Nonprofit development manager Gloria Soto — who currently leads the race for the 3rd District Santa Maria City Council seat — is anxious to get started with city business after a five-month-long campaign.
While election results will not be certified until early next month and there are still votes that remain to be counted, Soto is currently on track to win the race for the 3rd District seat on the Santa Maria City Council.
If certified the winner of the 3rd District council race, the 29-year-old Soto will be the youngest female ever elected to the City Council. Soto is less than half the age of the other council members, who are all at least in their 60s.
After being behind for most of election night, Soto pulled ahead at the end, garnering 1,032 votes for 47.32 percent — 44 votes more than her main challenger, incumbent Councilman Dr.

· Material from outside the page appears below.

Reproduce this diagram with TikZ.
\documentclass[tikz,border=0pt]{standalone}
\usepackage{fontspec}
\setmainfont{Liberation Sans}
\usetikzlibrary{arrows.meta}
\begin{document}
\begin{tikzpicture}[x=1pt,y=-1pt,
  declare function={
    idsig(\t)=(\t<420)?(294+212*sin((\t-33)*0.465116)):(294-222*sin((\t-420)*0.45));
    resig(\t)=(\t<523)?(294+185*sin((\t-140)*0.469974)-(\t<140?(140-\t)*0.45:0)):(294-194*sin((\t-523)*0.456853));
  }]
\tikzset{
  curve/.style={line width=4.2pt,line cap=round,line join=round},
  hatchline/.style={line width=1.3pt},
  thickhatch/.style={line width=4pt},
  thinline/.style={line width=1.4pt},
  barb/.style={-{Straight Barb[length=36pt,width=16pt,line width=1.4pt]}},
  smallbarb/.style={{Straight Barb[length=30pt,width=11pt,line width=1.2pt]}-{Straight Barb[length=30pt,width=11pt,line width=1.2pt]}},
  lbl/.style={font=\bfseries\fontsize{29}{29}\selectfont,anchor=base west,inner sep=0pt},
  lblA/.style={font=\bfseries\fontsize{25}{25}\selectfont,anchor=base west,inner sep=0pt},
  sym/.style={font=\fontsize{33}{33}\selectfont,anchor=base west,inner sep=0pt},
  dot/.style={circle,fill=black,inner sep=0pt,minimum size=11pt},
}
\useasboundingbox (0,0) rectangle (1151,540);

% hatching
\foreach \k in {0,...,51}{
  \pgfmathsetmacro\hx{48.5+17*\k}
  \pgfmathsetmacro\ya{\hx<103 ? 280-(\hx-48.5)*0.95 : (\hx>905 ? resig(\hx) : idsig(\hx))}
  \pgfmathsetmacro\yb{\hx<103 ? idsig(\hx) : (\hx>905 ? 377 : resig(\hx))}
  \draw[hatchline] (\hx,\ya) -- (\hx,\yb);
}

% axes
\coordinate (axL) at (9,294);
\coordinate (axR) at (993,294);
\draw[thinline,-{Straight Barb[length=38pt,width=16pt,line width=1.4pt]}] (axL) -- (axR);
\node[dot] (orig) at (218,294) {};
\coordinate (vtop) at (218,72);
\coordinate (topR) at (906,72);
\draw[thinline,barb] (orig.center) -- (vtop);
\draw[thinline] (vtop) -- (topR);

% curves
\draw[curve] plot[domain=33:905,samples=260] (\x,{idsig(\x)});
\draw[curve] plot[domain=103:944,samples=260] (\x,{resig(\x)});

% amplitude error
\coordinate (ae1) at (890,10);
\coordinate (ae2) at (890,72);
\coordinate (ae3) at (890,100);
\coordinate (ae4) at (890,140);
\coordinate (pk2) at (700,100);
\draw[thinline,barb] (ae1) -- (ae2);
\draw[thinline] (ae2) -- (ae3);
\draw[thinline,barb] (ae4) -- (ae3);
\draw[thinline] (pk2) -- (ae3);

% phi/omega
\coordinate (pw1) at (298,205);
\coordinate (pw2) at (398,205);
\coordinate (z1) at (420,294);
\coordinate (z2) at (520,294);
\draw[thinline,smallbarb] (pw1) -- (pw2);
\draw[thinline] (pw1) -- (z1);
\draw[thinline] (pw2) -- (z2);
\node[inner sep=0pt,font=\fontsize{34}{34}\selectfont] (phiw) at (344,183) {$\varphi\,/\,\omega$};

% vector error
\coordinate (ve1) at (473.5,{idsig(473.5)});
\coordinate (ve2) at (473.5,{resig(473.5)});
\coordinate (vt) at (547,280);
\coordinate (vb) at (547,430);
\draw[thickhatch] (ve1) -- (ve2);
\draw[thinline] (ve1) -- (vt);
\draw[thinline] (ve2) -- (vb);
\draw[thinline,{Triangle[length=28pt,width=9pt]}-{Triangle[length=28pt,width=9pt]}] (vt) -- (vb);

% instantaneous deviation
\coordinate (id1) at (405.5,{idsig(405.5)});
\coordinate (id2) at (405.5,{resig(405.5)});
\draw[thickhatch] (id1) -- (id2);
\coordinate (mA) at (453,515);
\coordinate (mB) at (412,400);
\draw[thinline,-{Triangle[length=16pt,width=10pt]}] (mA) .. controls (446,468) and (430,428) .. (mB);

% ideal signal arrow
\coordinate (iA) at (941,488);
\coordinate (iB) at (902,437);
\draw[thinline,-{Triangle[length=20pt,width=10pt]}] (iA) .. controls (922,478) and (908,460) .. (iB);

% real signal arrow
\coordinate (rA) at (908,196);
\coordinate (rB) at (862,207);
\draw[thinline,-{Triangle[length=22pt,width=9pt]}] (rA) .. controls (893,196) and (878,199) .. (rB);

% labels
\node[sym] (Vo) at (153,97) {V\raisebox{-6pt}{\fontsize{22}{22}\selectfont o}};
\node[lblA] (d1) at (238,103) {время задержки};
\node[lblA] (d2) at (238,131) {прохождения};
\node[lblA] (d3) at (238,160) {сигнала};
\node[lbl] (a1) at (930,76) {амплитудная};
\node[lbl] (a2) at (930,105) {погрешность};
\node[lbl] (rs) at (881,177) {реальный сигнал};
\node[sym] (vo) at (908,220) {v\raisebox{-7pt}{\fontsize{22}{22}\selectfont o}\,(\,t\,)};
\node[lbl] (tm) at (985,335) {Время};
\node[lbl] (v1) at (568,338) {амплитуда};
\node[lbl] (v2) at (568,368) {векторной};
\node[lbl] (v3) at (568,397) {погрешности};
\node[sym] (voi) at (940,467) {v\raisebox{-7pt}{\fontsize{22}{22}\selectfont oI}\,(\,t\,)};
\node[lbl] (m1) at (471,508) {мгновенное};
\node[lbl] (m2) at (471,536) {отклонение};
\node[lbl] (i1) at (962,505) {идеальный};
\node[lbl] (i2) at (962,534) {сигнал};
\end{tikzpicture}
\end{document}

Michael Moats. In the most recent tally of votes — which was released Friday — Soto has captured over 50 percent of the vote and remains ahead of Moats by 289 votes.
When she learned she took the lead on election night, Soto said, "I was just overwhelmed with happiness, excitement and this huge sense of being thankful for those who voted for us.”
A lifelong Santa Maria resident, Soto graduated from Pioneer Valley High School and Hancock College. She also earned a degree from Chapman University and currently works as a regional development manager at Planned Parenthood California Central Coast.
Soto, who campaigned on a platform that included expanding affordable housing and working to attract higher-paying jobs to the city, said she looks forward to the votes being certified and serving the citizens of Santa Maria.
“Not once did I think that I wasn’t going to win — that thought never crossed my mind,” Soto said. “And the reason for that is that I know the work we did until the very end of the election. The weekend before the election, we contacted every single individual — which was over 900 people — who we had personally spoken to and who said they were going to vote for us. We went to their door one last time to remind them to vote — a lot of individuals had mail-in ballots that had not been mailed in so we were dropping off people’s ballots to the county office.”
On Tuesday morning, Soto campaign volunteers gave voters rides to the polls, she said. “Because of all that work, I knew we had to come in the lead.”
Soto said she’s proud of having run a campaign that was largely driven at the grassroots level. “We felt the need to door-knock, to phone bank and send get-out-the-vote text messages,” she said. “We did everything we could to reach the voters in District 3. Every weekend we had about 10 volunteers — sometimes they were the same one, sometimes they were different — that’d go and hit the streets. After Labor Day weekend, we were door-knocking every single day.”
Soto said she saw how effective door-to-door campaigning was to engage with city residents that felt left out of the decision-making process in local government. “There were times when people would say that they’ve never had a candidate before at their doorstep,” she said. “For me, I feel like this campaign had a twin mission. It wasn’t just to secure the votes needed to win but it was also to restore people’s faith in government. A lot of the times people didn’t believe their vote could make a difference.”
The conversations, Soto said helped her realize how important it was to make sure citizens are heard. “A lot of folks I spoke to lost faith in their government,” she said. “The only way we can restore people’s faith in government, the only way we can build that trust is by having open communication, full transparency and doing everything we can to make it easy for people to join in the conversation. A ton of voters I spoke to didn’t speak English. The first thing I’d like to see is for us to have interpretation services at our council meetings.”
Going forward, Soto hopes to continue to reach out to constituents. “Just because the election is over doesn’t mean we’re going to stop talking to our constituents. I want Santa Marians to stay connected, to stay engaged, ask questions and hold all of us accountable.”